Ainsi, Ivo Bystřičan considère que ce qui rend cette addiction infernale c’est surtout le discours complice qui l’accompagne. Il est socialement accepté de fumer, d’ailleurs la majorité des législateurs sont concernés ce qui joue peut-être en défaveur de toutes les initiatives d’interdiction de fumer dans certains endroits. De plus, si les conséquences néfastes sur la santé ne se manifestent pas immédiatement, tout le monde en est conscient. Ivo Bystřičan explique pourquoi il n’a pas lui-même été convaincu par les documentaires existants sur les maux liés à la cigarette :
« Quand j’étais moi-même fumeur, toutes les statistiques sur le nombre de morts à cause des cigarettes m’étaient égales. Quand les statistiques vous sont servies de manière détachée les unes des autres, elles perdent en puissance. Il faut les contextualiser et l’ensemble doit me toucher, moi personnellement. Pour le documentaire, j’ai interrogé des personnes qui sont gravement malades à cause des cigarettes, mais elles ont toutes refusé d’apparaître devant la caméra parce qu’elles avaient honte.
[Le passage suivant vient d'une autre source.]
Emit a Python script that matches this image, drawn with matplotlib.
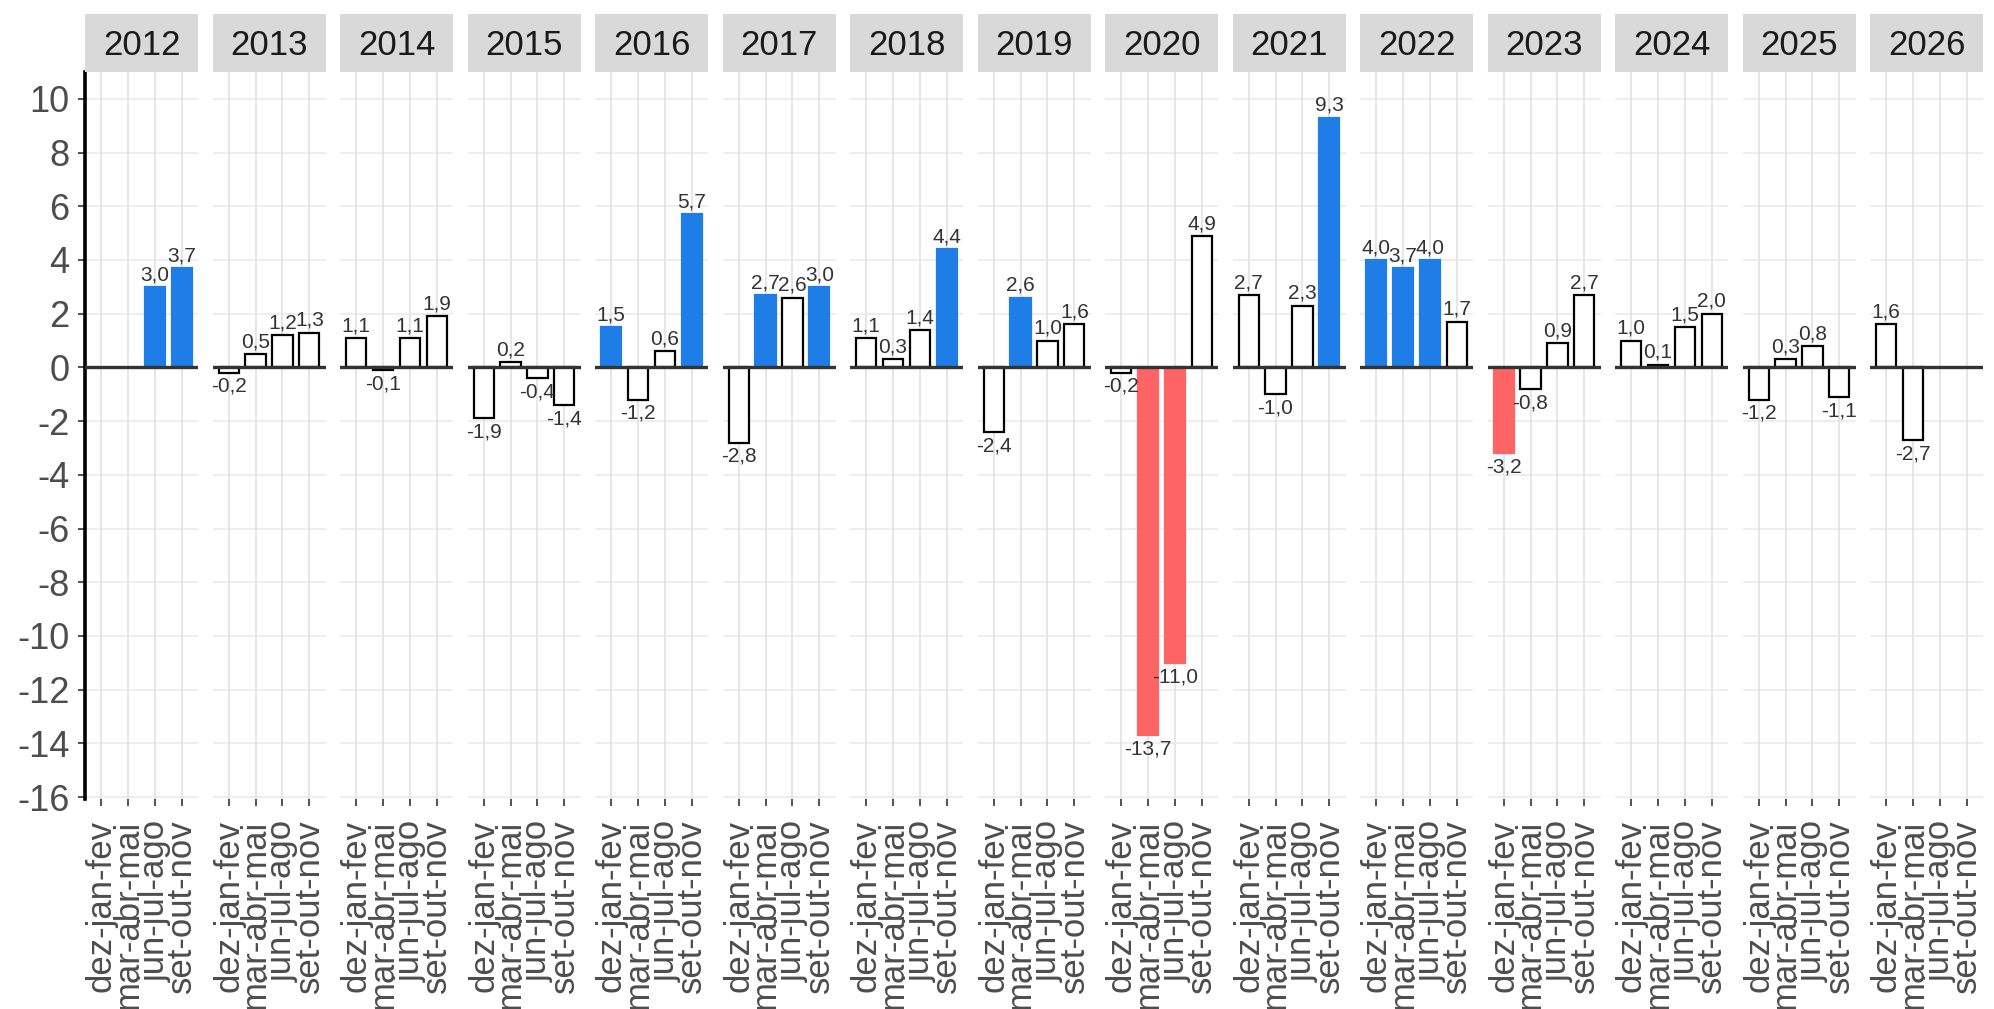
import matplotlib
matplotlib.use("Agg")
import matplotlib.pyplot as plt

# dados: variacao trimestral por ano
years = [2012, 2013, 2014, 2015, 2016, 2017, 2018, 2019,
         2020, 2021, 2022, 2023, 2024, 2025, 2026]
quarters = ["dez-jan-fev", "mar-abr-mai", "jun-jul-ago", "set-out-nov"]

values = [
    [None, None, 3.0, 3.7],
    [-0.2, 0.5, 1.2, 1.3],
    [1.1, -0.1, 1.1, 1.9],
    [-1.9, 0.2, -0.4, -1.4],
    [1.5, -1.2, 0.6, 5.7],
    [-2.8, 2.7, 2.6, 3.0],
    [1.1, 0.3, 1.4, 4.4],
    [-2.4, 2.6, 1.0, 1.6],
    [-0.2, -13.7, -11.0, 4.9],
    [2.7, -1.0, 2.3, 9.3],
    [4.0, 3.7, 4.0, 1.7],
    [-3.2, -0.8, 0.9, 2.7],
    [1.0, 0.1, 1.5, 2.0],
    [-1.2, 0.3, 0.8, -1.1],
    [1.6, -2.7, None, None],
]

# classe de cada barra: a = alta, b = baixa, n = neutro
status = [
    ["n", "n", "a", "a"],
    ["n", "n", "n", "n"],
    ["n", "n", "n", "n"],
    ["n", "n", "n", "n"],
    ["a", "n", "n", "a"],
    ["n", "a", "n", "a"],
    ["n", "n", "n", "a"],
    ["n", "a", "n", "n"],
    ["n", "b", "b", "n"],
    ["n", "n", "n", "a"],
    ["a", "a", "a", "n"],
    ["b", "n", "n", "n"],
    ["n", "n", "n", "n"],
    ["n", "n", "n", "n"],
    ["n", "n", "n", "n"],
]

yticks = list(range(-16, 11, 2))

fill = {"a": "#1E7DE6", "b": "#FF6464", "n": "white"}
edge = {"a": "#1E7DE6", "b": "#FF6464", "n": "black"}

plt.rcParams["font.family"] = ["Liberation Sans", "DejaVu Sans"]

W, H = 1994, 1009
fig = plt.figure(figsize=(W / 100, H / 100), dpi=100)

x0, step, pw = 85, 127.5, 113
top, bottom = 72, 799
strip_top = 14

xs = [1, 2, 3, 4]

for i, year in enumerate(years):
    left = x0 + i * step
    ax = fig.add_axes([left / W, (H - bottom) / H, pw / W, (bottom - top) / H])
    sx = fig.add_axes([left / W, (H - top) / H, pw / W, (top - strip_top) / H])

    # faixa com o ano
    sx.set_facecolor("#D9D9D9")
    sx.set_xticks([])
    sx.set_yticks([])
    for s in sx.spines.values():
        s.set_visible(False)
    sx.text(0.5, 0.45, str(year), transform=sx.transAxes, ha="center",
            va="center", fontsize=25, color="#1A1A1A")

    ax.set_xlim(0.4, 4.6)
    ax.set_ylim(-16.07, 11.0)

    for y in yticks:
        ax.axhline(y, color="#EBEBEB", lw=1.2, zorder=0)
    for x in xs:
        ax.axvline(x, color="#E2E2E2", lw=1.2, zorder=0)

    for x, v, c in zip(xs, values[i], status[i]):
        if v is None:
            continue
        ax.bar(x, v, width=0.75, color=fill[c], edgecolor=edge[c],
               linewidth=1.6, zorder=2)
        lab = f"{v:.1f}".replace(".", ",")
        if v >= 0:
            ax.annotate(lab, (x, v), xytext=(0, 2), textcoords="offset points",
                        ha="center", va="bottom", fontsize=15, color="#333333",
                        zorder=4)
        else:
            ax.annotate(lab, (x, v), xytext=(0, -3), textcoords="offset points",
                        ha="center", va="top", fontsize=15, color="#333333",
                        zorder=4)

    ax.axhline(0, color="#333333", lw=2.4, zorder=3)

    for s in ["top", "right", "bottom"]:
        ax.spines[s].set_visible(False)

    ax.set_xticks(xs)
    ax.set_xticklabels(quarters, rotation=90, fontsize=25, color="#4D4D4D")
    ax.tick_params(axis="x", length=5, width=1.2, color="#333333", pad=10)

    if i == 0:
        ax.spines["left"].set_linewidth(2.6)
        ax.spines["left"].set_color("black")
        ax.set_yticks(yticks)
        ax.set_yticklabels([str(y) for y in yticks], fontsize=26, color="#4D4D4D")
        ax.tick_params(axis="y", length=5, width=1.2, color="#333333", pad=6)
    else:
        ax.spines["left"].set_visible(False)
        ax.set_yticks(yticks)
        ax.tick_params(axis="y", left=False, labelleft=False)

fig.savefig("out.png", dpi=100)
Ces gens-là m’ont dit qu’ils ne se sentaient jamais concernées par les risques énoncés par les statistiques. On a toujours tendance à penser que les conséquences néfastes toucheront les autres. Après, le fumeur ne réfléchit pas forcément en ces termes, la cigarette lui permet de se sortir temporairement de son syndrome d’abstinence. Il se dit à ce moment-là qu’il crèverait pour pouvoir fumer. »Pour son film, Ivo Bystřičan s’est inspiré des documentaires qui lui ont déplus. Il a voulu éviter de réaliser un film au discours moraliste. Pour cela, il a choisi de suivre sa propre tentative d’arrêter de fumer avec le message sous-jacent suivant – le mieux c’est de ne pas commencer. Il dévoile tout au long du film la stratégie de l’industrie du tabac qui vise les jeunes consommateurs, car selon les statistiques, ce ne sont pas les adultes qui commencent à fumer. C’est donc sur les jeunes que repose l’avenir de cette industrie qui par ailleurs refuse toute communication et cela, même quand le réalisateur vient leur rendre visite habillé en cigarette géante. Ivo Bystřičan conclut :
« Cela fait 20 ans que nous savons tout sur les cigarettes et il est scandaleux qu’en dépit de cela elles peuvent encore exister. Ce n’est pas contre les fumeurs mais contre cette industrie. »Le réalisateur assure que le message de son film n’est pas pessimiste. D’un côté il démontre qu’il est possible d’arrêter de fumer. D’un autre côté, il considère que l’avenir de cette industrie du tabac s’assombrit, que ses promoteurs le savent et que c’est pour cela qu’ils se cachent du regard public.